Neil Lennon is under pressure as Celtic manager right now, the boss has overseen a poor start to the season and it has many supporters looking for a change in management at the club.

There are plenty of people who believe standards have slipped dramatically since the days of Brendan Rodgers and while we can’t speak to that too much at present we have been giving a massive insight into Neil Lennon’s first run as Celtic boss and you have to hope the Irishman has picked up better habits the second time around.

GIGPOD interviewed former Neil Lennon signing Kelvin Wilson and covered a variety of topics with the ex-Celtic player.

During the interview Wilson hits on the following points:

  • Lack of opposition knowledge
  • No professional diets implemented
  • Was shocked at the healthy food Nottingham Forest made the players eat after his Celtic stint.
  • Very little shape training, more fitness drills.

This was not an interview where Kelvin was trying to discredit Neil, before anyone thinks there was an axe to grind. The Englishman was quite complimentary of the Celtic manager and enjoyed his time at the club.

“I can probably recall maybe once or twice doing shape on the training ground with Neil Lennon. 

“It was always drills, fitness was massive. He loved running us so we were a fit team. 

“But we all wanted to play for Neil. And we all wanted success ourselves, we wanted to win titles, and be playing in the Champions League. 

“I think as a player you have got to want that. But what I am seeing – and I don’t know, I don’t speak to many of the lads, I am not around it – but it is like a lot of the lads are playing for themselves. Playing for a move. Or playing because they want to get out.”

“And that wasn’t on the training pitch, it was on the video.

“We would get to the team hotel, whether that was home or away, and we would go down to dinner at 7. 

“We would eat dinner and while we were eating dinner he would get their last game up on the projector and play it. 

“So we would be at dinner watching bits of it. Then he would stop it and go through a few bits of it, but it was only 20 minutes of it, hardly anything. 

“And I think that was because he was so confident in his players.”

“Lenny didn’t really care what we had. Although if performances on the park weren’t going well, then I am sure he would have looked at that. 

“We ate what we want, but it wasn’t McDonald’s and Burger Kings, things like that. It was steak and chips and chicken, things like that. 

“It was good food, but I got a bit of a reality check when I went to Forest, going into the canteen. 

“I was thinking ‘I don’t want to eat this’, because it was food that was tasteless and wasn’t nice but they were really big on the nutrition side. 

“At Celtic, you could eat what you want, you could have a can of Irn Bru at dinner, things like that! 

“But I think it is different now, different with players.

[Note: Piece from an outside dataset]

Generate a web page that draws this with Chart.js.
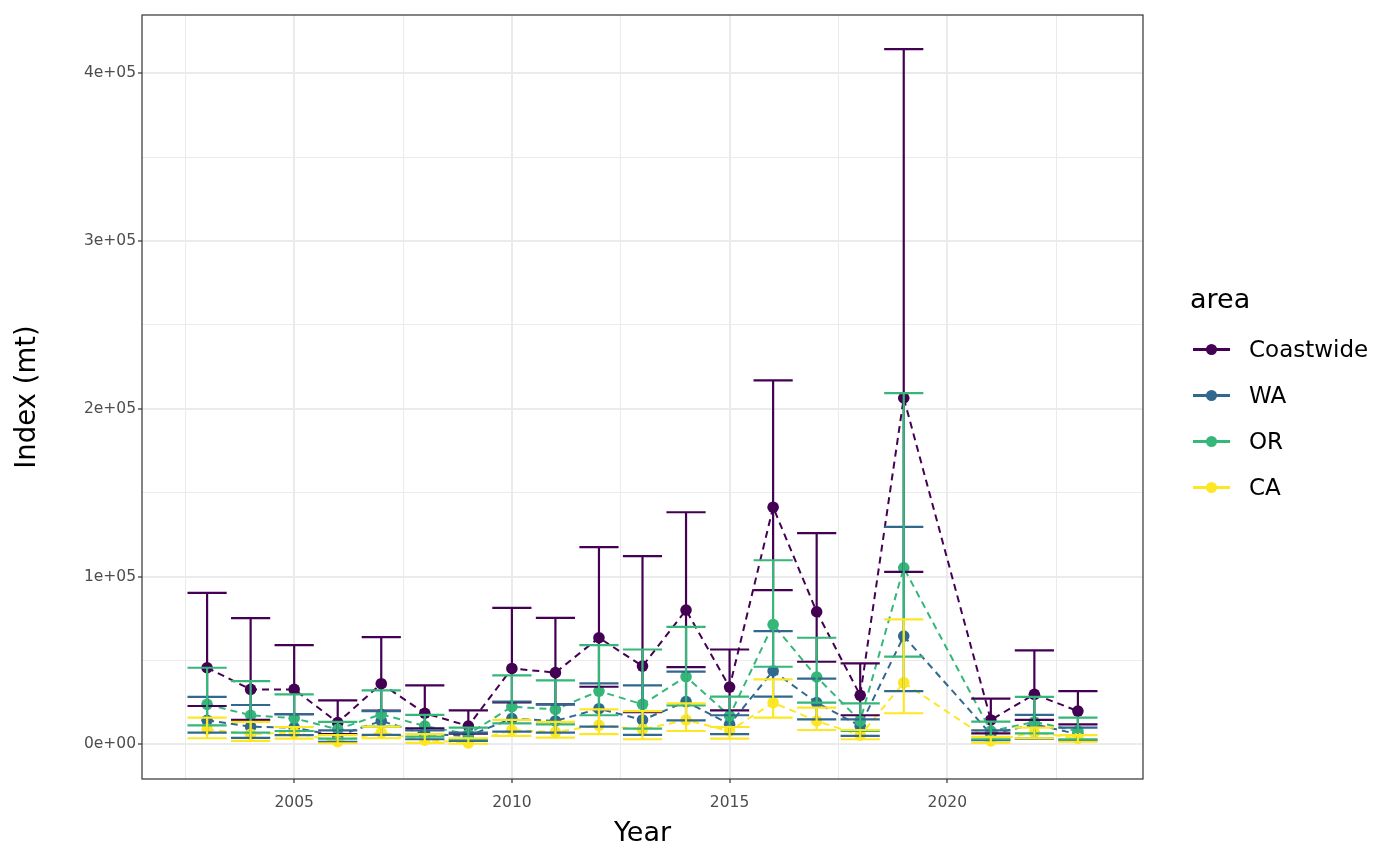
<!DOCTYPE html>
<html>
<head>
<meta charset="utf-8">
<script src="https://cdn.jsdelivr.net/npm/chart.js@4.4.1/dist/chart.umd.min.js"></script>
<style>
  html, body { margin: 0; padding: 0; background: #ffffff; }
  #wrap { position: relative; width: 1400px; height: 865px; font-family: "DejaVu Sans", sans-serif; }
  #wrap canvas { position: absolute; left: 0; top: 0; }
  .legend-title { position: absolute; left: 1190px; top: 282px; font-size: 27px; line-height: 34px; color: #000; }
  .legend-item { position: absolute; left: 1193px; height: 30px; display: flex; align-items: center; }
  .legend-key { position: relative; width: 37px; height: 30px; }
  .legend-key .ln { position: absolute; left: 0; top: 14px; width: 37px; height: 2.5px; }
  .legend-key .dot { position: absolute; left: 13px; top: 10px; width: 11px; height: 11px; border-radius: 50%; }
  .legend-label { margin-left: 19px; font-size: 23px; color: #000; }
</style>
</head>
<body>
<div id="wrap">
  <canvas id="chart" width="1400" height="865"></canvas>
  <div id="legend"></div>
</div>
<script>
const years = [2003, 2004, 2005, 2006, 2007, 2008, 2009, 2010, 2011, 2012,
               2013, 2014, 2015, 2016, 2017, 2018, 2019, 2021, 2022, 2023];

const areas = ["Coastwide", "WA", "OR", "CA"];
const areaColors = ["#440154", "#31688E", "#35B779", "#FDE725"];

const coastwideEst = [45600, 32700, 32700, 12900, 36100, 18500, 10900, 45200, 42700, 63500,
                      46600, 80000, 34100, 141300, 79000, 29200, 206400, 14500, 29800, 19800];
const coastwideLo  = [22800, 14500, 18000, 6000, 20000, 9500, 6300, 25000, 23800, 34300,
                      19200, 46000, 20200, 91900, 49200, 17300, 102800, 6500, 14500, 11900];
const coastwideHi  = [90300, 75200, 59100, 26200, 63900, 35100, 20200, 81300, 75400, 117500,
                      112100, 138300, 56500, 216900, 125800, 48200, 414300, 27200, 56000, 31700];

const waEst = [14300, 10500, 9900, 5000, 13900, 6000, 5000, 15300, 13900, 21200,
               14500, 25400, 11900, 43700, 24800, 10900, 64500, 6000, 11900, 6000];
const waLo  = [7000, 3800, 5400, 1400, 5600, 3000, 2000, 7500, 7000, 10500,
               5600, 14300, 6000, 28400, 14900, 5000, 31700, 2400, 3400, 2400];
const waHi  = [28200, 23400, 18000, 8300, 19800, 8300, 7000, 25500, 23800, 36300,
               35100, 43300, 17300, 67500, 39100, 14900, 129600, 8300, 17500, 9900];

const orEst = [23800, 17300, 15500, 8900, 17900, 10900, 6000, 22400, 20800, 31700,
               23800, 40300, 16900, 71400, 40100, 13900, 105200, 7900, 13300, 7900];
const orLo  = [11300, 7000, 7900, 3400, 10500, 4600, 3000, 12500, 11900, 17300,
               9300, 23200, 10300, 46200, 24800, 7900, 52200, 3000, 6500, 3000];
const orHi  = [45600, 37700, 29800, 13300, 32100, 17500, 9900, 41100, 38100, 59100,
               56500, 70000, 28400, 109700, 63500, 24400, 209300, 13500, 28200, 15900];

const caEst = [8900, 6000, 7000, 1500, 7000, 2500, 800, 8500, 7300, 11300,
               8900, 14500, 7900, 24800, 13900, 5400, 36700, 2000, 7000, 3500];
const caLo  = [3600, 2000, 3400, 600, 3600, 800, 300, 5000, 4000, 6000,
               3000, 7900, 3400, 15900, 8500, 3000, 18500, 800, 3600, 1500];
const caHi  = [15900, 13300, 10300, 5500, 10500, 6000, 3600, 14500, 13300, 20800,
               19800, 24400, 10300, 38700, 21800, 8500, 74400, 4400, 9900, 5500];

const estimates = [coastwideEst, waEst, orEst, caEst];
const lowers = [coastwideLo, waLo, orLo, caLo];
const uppers = [coastwideHi, waHi, orHi, caHi];

// grid / tick positions
const xGridValues = [2002.5, 2005, 2007.5, 2010, 2012.5, 2015, 2017.5, 2020, 2022.5];
const yGridValues = [0, 50000, 100000, 150000, 200000, 250000, 300000, 350000, 400000];
const capHalfWidth = 0.45;

function sciLabel(v) {
    if (v === 0) return "0e+00";
    const e = Math.floor(Math.log10(Math.abs(v)));
    const m = Math.round(v / Math.pow(10, e));
    return m + "e+" + String(e).padStart(2, "0");
}

function errorBarPath(lo, hi) {
    const pts = [];
    years.forEach((yr, i) => {
        pts.push({ x: yr - capHalfWidth, y: lo[i] }, { x: yr + capHalfWidth, y: lo[i] }, { x: yr, y: null });
        pts.push({ x: yr, y: lo[i] }, { x: yr, y: hi[i] }, { x: yr, y: null });
        pts.push({ x: yr - capHalfWidth, y: hi[i] }, { x: yr + capHalfWidth, y: hi[i] }, { x: yr, y: null });
    });
    return pts;
}

const datasets = [];
areas.forEach((name, k) => {
    datasets.push({
        label: name,
        data: years.map((yr, i) => ({ x: yr, y: estimates[k][i] })),
        borderColor: areaColors[k],
        backgroundColor: areaColors[k],
        borderWidth: 2,
        borderDash: [7, 5],
        pointRadius: 5.8,
        pointHoverRadius: 5.8,
        pointBorderWidth: 0,
        tension: 0,
        order: 8 - k
    });
});
areas.forEach((name, k) => {
    datasets.push({
        label: name + " CI",
        data: errorBarPath(lowers[k], uppers[k]),
        borderColor: areaColors[k],
        borderWidth: 2.2,
        pointRadius: 0,
        pointHoverRadius: 0,
        spanGaps: false,
        tension: 0,
        order: 4 - k
    });
});

const panelBorder = {
    id: "panelBorder",
    afterDraw(chart) {
        const { ctx, chartArea: a } = chart;
        ctx.save();
        ctx.strokeStyle = "#333333";
        ctx.lineWidth = 1.2;
        ctx.strokeRect(a.left, a.top, a.right - a.left, a.bottom - a.top);
        ctx.restore();
    }
};

const isMajorX = v => Math.abs(v % 5) < 1e-9;
const isMajorY = v => v % 100000 === 0;

new Chart(document.getElementById("chart"), {
    type: "line",
    data: { datasets: datasets },
    plugins: [panelBorder],
    options: {
        responsive: false,
        animation: false,
        events: [],
        layout: { padding: { top: 15, right: 257, left: 0, bottom: 0 } },
        plugins: {
            legend: { display: false },
            tooltip: { enabled: false }
        },
        scales: {
            x: {
                type: "linear",
                min: 2001.505,
                max: 2024.495,
                afterFit: scale => { scale.height = 86; },
                afterBuildTicks: scale => { scale.ticks = xGridValues.map(v => ({ value: v })); },
                ticks: {
                    autoSkip: false,
                    maxRotation: 0,
                    padding: 11,
                    color: "#4d4d4d",
                    font: { family: "DejaVu Sans", size: 15.5 },
                    callback: v => isMajorX(v) ? String(v) : ""
                },
                grid: {
                    color: "#ebebeb",
                    lineWidth: c => isMajorX(c.tick.value) ? 2 : 1,
                    tickColor: c => isMajorX(c.tick.value) ? "#333333" : "rgba(0,0,0,0)",
                    tickWidth: 1.2,
                    tickLength: 4
                },
                border: { display: false },
                title: {
                    display: true,
                    text: "Year",
                    color: "#000",
                    font: { family: "DejaVu Sans", size: 27 },
                    padding: { top: 0, bottom: 15 }
                }
            },
            y: {
                type: "linear",
                min: -20700,
                max: 434700,
                afterFit: scale => { scale.width = 142; },
                afterBuildTicks: scale => { scale.ticks = yGridValues.map(v => ({ value: v })); },
                ticks: {
                    autoSkip: false,
                    padding: 2,
                    color: "#4d4d4d",
                    font: { family: "DejaVu Sans", size: 15.5 },
                    callback: v => isMajorY(v) ? sciLabel(v) : ""
                },
                grid: {
                    color: "#ebebeb",
                    lineWidth: c => isMajorY(c.tick.value) ? 2 : 1,
                    tickColor: c => isMajorY(c.tick.value) ? "#333333" : "rgba(0,0,0,0)",
                    tickWidth: 1.2,
                    tickLength: 4
                },
                border: { display: false },
                title: {
                    display: true,
                    text: "Index (mt)",
                    color: "#000",
                    font: { family: "DejaVu Sans", size: 27.5 },
                    padding: { top: 11, bottom: 0 }
                }
            }
        }
    }
});

// legend (ggplot style: line with dot)
const legend = document.getElementById("legend");
const title = document.createElement("div");
title.className = "legend-title";
title.textContent = "area";
legend.appendChild(title);
areas.forEach((name, k) => {
    const item = document.createElement("div");
    item.className = "legend-item";
    item.style.top = (334 + k * 46) + "px";
    item.innerHTML = '<div class="legend-key"><div class="ln" style="background:' + areaColors[k] +
        '"></div><div class="dot" style="background:' + areaColors[k] + '"></div></div>' +
        '<span class="legend-label">' + name + '</span>';
    legend.appendChild(item);
});
</script>
</body>
</html>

Times are changing for the better in that sense.”

On Celtic’s current form, Wilson admitted it has been unfortunate:

“It is unfortunate that it is the ten in a row season where this is happening.

“I have no doubt that Neil Lennon knows what he is going to do. 

“But it is not always about the manager, it is down to the players. And the players have to do it.

“Lenny can only do so much on the training ground and so much in meetings. And show the lads what it means to do. It is down to the lads to go out and do it. 

“And the games that I have watched they haven’t really – they have been really poor.

“I only know Browny and James Forrest, Callum McGregor, Tom Rogic, they are the only ones who are still there from when I was there. But when I was there it was a really, really tight group we had.

“We socialised a lot and the lads wouldn’t rush away from the training ground. The lads would be there all day – even after training in the games room. 

“Back then no-one was desperate for a move. 

“If you notice, all those players who left back then, they left because bids came in for them, because of their performances, not because they wanted to leave. 

“They were playing unbelievable week in week out, so that was obviously going to bring teams in who wanted to take them. 

“They weren’t playing well because they wanted a move, they were playing well because they wanted to win the league. Or they wanted to be top goalscorers like Gary Hooper, wanted to play Champions League, win cups.

“There weren’t players thinking ‘I want to get a move’. I think that is the difference with the team I played in.”

Some of this stuff is very old school and we have to reiterate we hope this is nowhere near what’s going on at Lennoxtown nowadays.

The lack of preparation is frightening. Neil Lennon’s teams have always relied on individual brilliance rather than a collective team effort and it’s clear why.

Neil was a student of Matin O’Neill and he done things very similar to what Kelvin describes but this was a time when you could get away with that; you just can’t today!